Wo bleibt das Geld?

Nachhaltiger Tourismus
Reisende geben jedes Jahr Milliarden Euro für Erholung und Abenteuer in fernen Ländern aus. Wissenschaftler haben untersucht, ob und wie viel Menschen in armen Staaten vom Tourismus profitieren.

2017 ist das „Internationale Jahr für nachhaltigen Tourismus“ – die Vereinten Nationen wollen damit dessen Rolle im Kampf gegen die Armut unterstreichen. Denn es gibt reichlich Geld zu verteilen: Im vergangenen Jahr gaben mehr als 1,3 Milliarden Touristen auf Reisen ins Ausland schätzungsweise 1,4 Billionen US-Dollar aus.

Der globale Tourismus ist allerdings bislang vor allem ein wirtschaftlicher Austausch zwischen reichen Staaten. In den am wenigsten entwickelten Ländern und kleinen Inselstaaten gaben Touristen 2016 nur 79 Milliarden US-Dollar aus, das entspricht einem Anteil von 5,3 Prozent. Immerhin sind die Einnahmen im Vergleich zu 2015 gestiegen.  
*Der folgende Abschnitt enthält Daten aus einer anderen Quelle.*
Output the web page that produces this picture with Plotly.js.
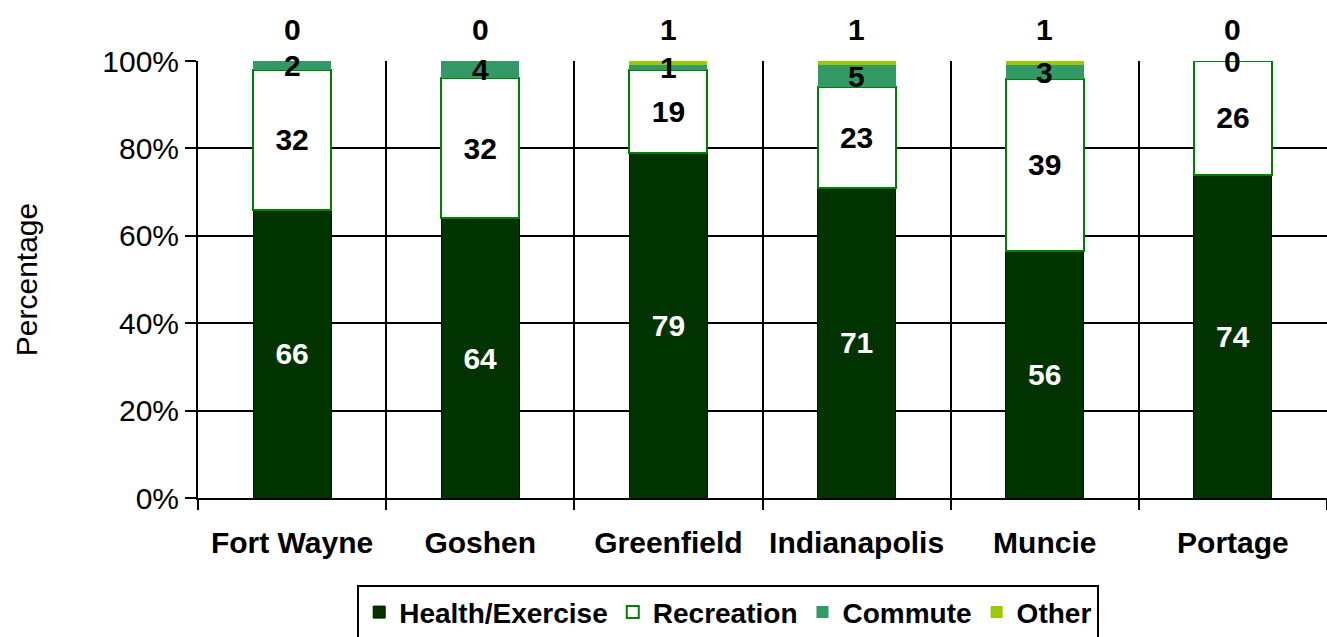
<!DOCTYPE html>
<html>
<head>
<meta charset="utf-8">
<script src="https://cdn.plot.ly/plotly-3.0.1.min.js"></script>
<style>html,body{margin:0;padding:0;background:#fff;}#chart{width:1327px;height:637px;}</style>
</head>
<body>
<div id="chart"></div>
<script>
const categories = ['Fort Wayne', 'Goshen', 'Greenfield', 'Indianapolis', 'Muncie', 'Portage'];
const health = [66, 64, 79, 71, 56, 74];
const recreation = [32, 32, 19, 23, 39, 26];
const commute = [2, 4, 1, 5, 3, 0];
const other = [0, 0, 1, 1, 1, 0];
const yTicks = [0, 20, 40, 60, 80, 100];

const FONT = 'Liberation Sans, Arial, sans-serif';
const labelFont = (c) => ({family: FONT, size: 30, color: c, weight: 'bold'});

const traces = [
  {name: 'Health/Exercise', y: health, marker: {color: '#003300', line: {color: '#001a00', width: 1}},
   text: health.map(String), textposition: 'inside', insidetextanchor: 'middle', textfont: labelFont('#ffffff')},
  {name: 'Recreation', y: recreation, marker: {color: '#ffffff', line: {color: '#008000', width: 2}},
   text: recreation.map(String), textposition: 'inside', insidetextanchor: 'middle', textfont: labelFont('#000000')},
  {name: 'Commute', y: commute, marker: {color: '#339966', line: {width: 0}}, textposition: 'none'},
  {name: 'Other', y: other, marker: {color: '#99cc00', line: {width: 0}}, textposition: 'none'}
].map(t => Object.assign({type: 'bar', x: categories, hoverinfo: 'x+y+name', constraintext: 'none', cliponaxis: false}, t));

const annotations = [];
categories.forEach((c, i) => {
  const total = health[i] + recreation[i] + commute[i] + other[i];
  const base = (health[i] + recreation[i]) / total * 100;
  annotations.push({x: c, y: base + commute[i] / total * 50, text: String(commute[i]), showarrow: false,
    font: labelFont('#000000'), xref: 'x', yref: 'y'});
  annotations.push({x: c, y: 100, yshift: 32, text: String(other[i]), showarrow: false,
    font: labelFont('#000000'), xref: 'x', yref: 'y'});
});

const layout = {
  width: 1327, height: 637,
  margin: {l: 198, r: 0, t: 61, b: 139, autoexpand: false},
  paper_bgcolor: '#ffffff', plot_bgcolor: '#ffffff',
  font: {family: FONT, color: '#000000'},
  barmode: 'stack', barnorm: 'percent', bargap: 0.585,
  showlegend: true,
  xaxis: {type: 'category', tickson: 'boundaries', ticks: 'outside', ticklen: 10, tickwidth: 2, tickcolor: '#000',
    ticklabelstandoff: 17, automargin: false,
    showgrid: true, gridcolor: '#000', gridwidth: 2, showline: true, linecolor: '#000', linewidth: 2,
    tickfont: {family: FONT, size: 30, weight: 'bold', color: '#000'}, fixedrange: true},
  yaxis: {range: [0, 100], tickvals: yTicks, ticktext: yTicks.map(v => v + '%'), automargin: false,
    ticks: 'outside', ticklen: 11, tickwidth: 2, tickcolor: '#000',
    showgrid: true, gridcolor: '#000', gridwidth: 2, showline: true, linecolor: '#000', linewidth: 2,
    zeroline: false,
    tickfont: {family: FONT, size: 30, color: '#000'},
    title: {text: 'Percentage', font: {family: FONT, size: 30, color: '#000'}, standoff: 56}, fixedrange: true},
  legend: {orientation: 'h', x: 0.141, xanchor: 'left', y: -0.2, yanchor: 'top',
    bordercolor: '#000', borderwidth: 2, bgcolor: '#fff',
    font: {family: FONT, size: 28, weight: 'bold', color: '#000'}, traceorder: 'normal'},
  annotations: annotations
};

Plotly.newPlot('chart', traces, layout, {displayModeBar: false, staticPlot: true});
</script>
</body>
</html>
Wissenschaftler der australischen Griffith-Universität und der Universität im britischen Surrey haben das mit Hilfe ihres Global Sustainable Tourism Dashboard herausgefunden. Sie haben die Datensammlung angelegt, um zu zeigen, auf welche Weise und wie viel der Tourismus zum Erreichen der UN-Nachhaltigkeitsziele beiträgt. Ihr Ergebnis: Bislang eher wenig.

Das Geld fließt zurück

Denn selbst wenn Besucher Geld in ärmere Länder bringen, verringert das nicht automatisch die Armut dort. Viele Entwicklungsländer müssten Nahrungsmittel und Generatoren importieren, Flughäfen und Straßen bauen, um den Ansprüchen der Touristen zu genügen, erklärt die Leiterin des Griffith-Instituts für Tourismus, Susanne Becken.

Dafür gäben sie einen großen Teil der Touristen-Dollars aus, bevor sie damit die lokale Wirtschaft ankurbeln können. Hinzu kommt, dass die Gewinne aus dem Tourismus häufig abfließen, weil etwa Hotels meist in der Hand internationaler Unternehmen sind. Auch bei Kreuzfahrten profitieren vor allem die Reeder und nicht die Länder, in denen die Schiffe anlegen. Ökonomen nennen das ein „Leck“ – und daraus fließen laut Becken in Indien bis zu 40 Prozent der Einnahmen ab, in Mauritius sind es sogar 80 Prozent.

Regierungen könnten das „Leck“ verkleinern, indem sie einheimische Unternehmen und die Ausbildung im Tourismusgewerbe fördern, betont die Wissenschaftlerin. Sie verweist auf das Vorbild der Südsee-Insel Samoa, der es gelungen sei, dank kluger Tourismus-Förderung den Kreis der am wenigsten entwickelten Länder zu verlassen.

Das Global Sustainable Tourism Dashboard gibt auch positive Entwicklungen wieder: So hat sich die Zahl derjenigen, die in armen Ländern in der Tourismus-Industrie beschäftigt sind, von 3,2 Millionen im Jahr 1995 auf 7,8 Millionen im vergangenen Jahr mehr als verdoppelt. Aus den Daten ist allerdings nicht ersichtlich, ob die Jobs den Sozialstandards genügen und den Beschäftigten ein sicheres und angemessenes Einkommen bieten.

Abkehr von "ausbeuterischen" Reisen

Rund 30 Vertreter von Zivilgesellschaft und Wissenschaft aus aller Welt fordern in einer Berlin-Deklaration eine Abkehr vom „vorherrschenden, ausbeuterischen Tourismusmodell“. „Neben dem Wohlbefinden der Urlauber müssen die Bedürfnisse der Menschen in den Zielgebieten stärker beachtet werden“, betont Antje Monshausen von Brot für die Welt. Sie müssten frühzeitig an den Planungen beteiligt, lokale Tourismusinitiativen müssten gefördert werden. Es gelte, nachhaltige Konsum- und Produktionsmuster zu stärken, die die Umwelt und das Klima schützen und die Menschenrechte achten.

Daran können sich auch Reisende beteiligen – in dem sie sich für Veranstalter entscheiden, die Öko- und Sozialstandards einhalten oder gleich bei einheimischen Unternehmen wie Kabanitour in Indien buchen, die Wert auf den Schutz der Umwelt und die lokale Bevölkerung einbeziehen. Angebote gibt es genug – und der Förderkreis fairunterwegs hilft, sich in der Vielfalt zurechtzufinden.